18 March 2010

A Not So Invisible Schism

For severals decades, the Catholic Church has been rent by what might be called psychological schism, meaning that (the Lefebvrists aside) there has not been a visible, juridical schism in the Church in the years since the Second Vatican Council but there has been, usually just below the surface, a true and widening gap in the Church between those who confess that the Gospel of Jesus Christ is the power of God unto salvation for all who believe and those want the Catholic Church to become the Episcopal Church.

The latter group is loosely organized around various leftists causes, but it has clear leadership (e.g. the Leadership Conference of Women Religious or LCWR), and it has publications (Commonweal, the National Catholic Reporter, etc), and it has institutions (e.g. Notre Dame and every university "in the Jesuit tradition").

What this coalition has not had until now is the chutzpah to declare themselves openly in rebellion, but that has now changed. The first visible crack came last year when prominent members of the LCWR effectively refused to cooperate with an apostolic visitation of women religious in the United States ordered by the Holy See. And now in the national debate over Obamacare, we finally see the psychological schism becoming an institutional schism: the Catholic Health Association and the women religious associated with Network: A National Catholic Social Justice Lobby have publicly repudiated the authority of the Bishops of the Catholic Church in the United States by encouraging the Congress to accept legislation that will force all Americans to pay for abortions. This, of course, is a direct challenge to the authority of bishops to teach, sanctify, and govern the Church, and until and unless that challenge is answered, the schism will only grow wider and more public, until finally the psychological schism is a juridic schism.
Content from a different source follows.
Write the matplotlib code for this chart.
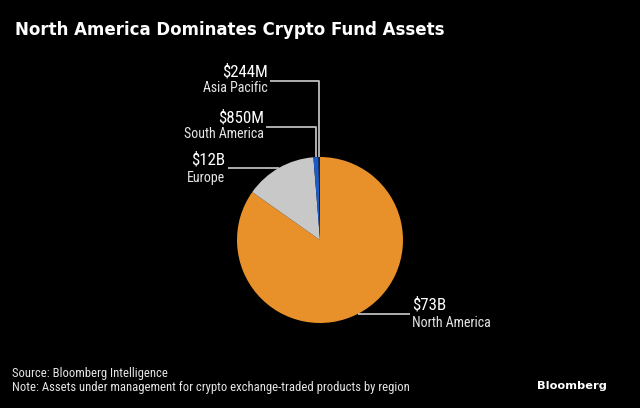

I'm not sure that this would be an entirely bad thing. Given that there are legions of baptized (and ordained and solemnly professed) Catholics who no longer "believe and profess all that the holy Catholic Church believes, teaches, and proclaims to be revealed by God," perhaps it is time for a reckoning to take place. Those who belong to the Church in truth can only be well served by calling to account all those who do not, particularly when they hold ecclesiastical office.